In general, something that doesn't exist in your body or that your body lacks a way of breaking down or ridding itself of is more likely to be medically dangerous. But of course that has nothing to do with whether an organic alcohol (or anything else) has a useful industrial application. They have and they still will. It's a separate issue.
LGBLT community
Lol. I see what you did there.
Some scientists say that hydrogen, because it is so plentiful, is the basic building block of the universe. I dispute that. Stupidity is more plentiful than hydrogen, that is the basic building block of the universe.
--Frank Zappa
I like large BLT's.
Melvin Gordon is the greatest player in college sports.

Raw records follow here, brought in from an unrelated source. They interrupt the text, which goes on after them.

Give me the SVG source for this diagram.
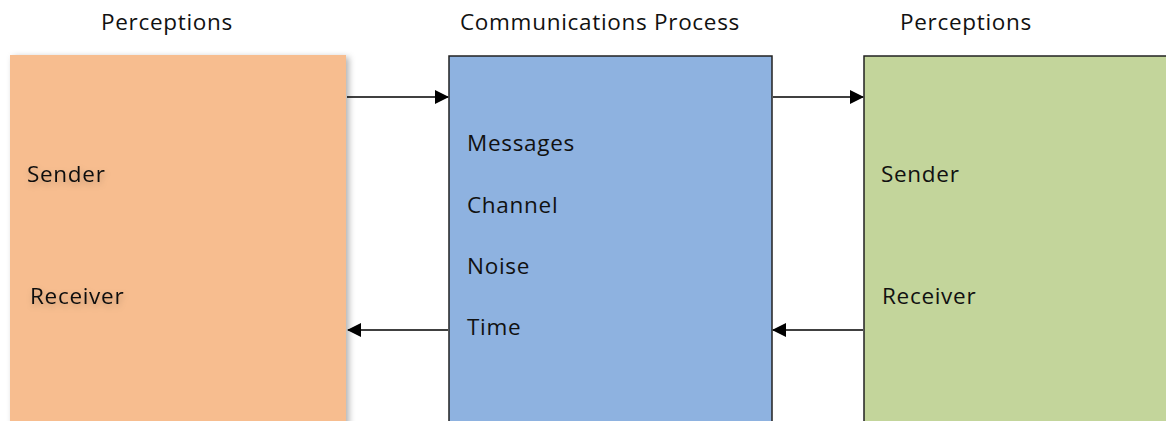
<svg xmlns="http://www.w3.org/2000/svg" width="1166" height="421" viewBox="0 0 1166 421">
<style>
text{font-family:"Open Sans","Liberation Sans",sans-serif;font-size:22.5px;letter-spacing:0.7px;fill:#111}
.title{text-anchor:middle}
.conn{stroke:#000;stroke-width:1.6;fill:none}
</style>
<defs>
<marker id="ah" markerWidth="14" markerHeight="14" refX="13" refY="7" orient="auto" markerUnits="userSpaceOnUse" viewBox="0 0 14 14">
<path d="M0,0 L14,7 L0,14 z" fill="#000"/>
</marker>
<filter id="sh" x="-5%" y="-5%" width="115%" height="115%">
<feDropShadow dx="3" dy="2" stdDeviation="3" flood-color="#000" flood-opacity="0.3"/>
</filter>
<filter id="tsh" x="-20%" y="-40%" width="140%" height="200%">
<feDropShadow dx="1" dy="3" stdDeviation="3" flood-color="#000" flood-opacity="0.2"/>
</filter>
</defs>
<rect width="1166" height="421" fill="#fff"/>
<g id="left">
<rect x="10" y="55" width="336" height="380" fill="#f7bd8f" filter="url(#sh)"/>
<text class="title" x="167" y="30">Perceptions</text>
<text x="27" y="182" filter="url(#tsh)">Sender</text>
<text x="30" y="304" filter="url(#tsh)">Receiver</text>
</g>
<g id="middle">
<rect x="449" y="56" width="323" height="380" fill="#8eb2e0" stroke="#222" stroke-width="1.5"/>
<text class="title" x="600" y="30">Communications Process</text>
<text x="467" y="151">Messages</text>
<text x="467" y="213">Channel</text>
<text x="467" y="274">Noise</text>
<text x="467" y="335">Time</text>
</g>
<g id="right">
<rect x="864" y="56" width="320" height="380" fill="#c3d59b" stroke="#222" stroke-width="1.5"/>
<text class="title" x="966" y="30">Perceptions</text>
<text x="881" y="182">Sender</text>
<text x="882" y="304">Receiver</text>
</g>
<g id="connectors">
<line class="conn" x1="347" y1="97" x2="448" y2="97" marker-end="url(#ah)"/>
<line class="conn" x1="773" y1="97" x2="863" y2="97" marker-end="url(#ah)"/>
<line class="conn" x1="448" y1="330" x2="348" y2="330" marker-end="url(#ah)"/>
<line class="conn" x1="863" y1="330" x2="773" y2="330" marker-end="url(#ah)"/>
</g>
</svg>
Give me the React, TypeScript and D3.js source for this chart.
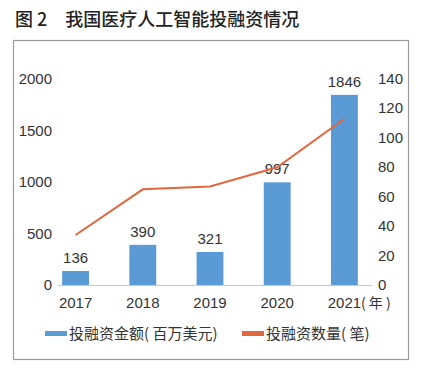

Gay marriage is global warming.
Dismiss at your peril obvious idiocy.
It is beautiful how precisely ugly some people want every aspect of humanity.
Not Hitler though.
Gay marriage folks though, sure. There is beauty there, on the ideal.
Maybe we all start being Catholic Don Colocho and William Frank Buckley Junior fans, in addition tou our Bronco and Buckey Badger fiefdoms, secured.
Good chance I sober up and the D.E.W. is done though too.
No metal, no life. More or less. However, for a sun, Iron is the the death sentence!!!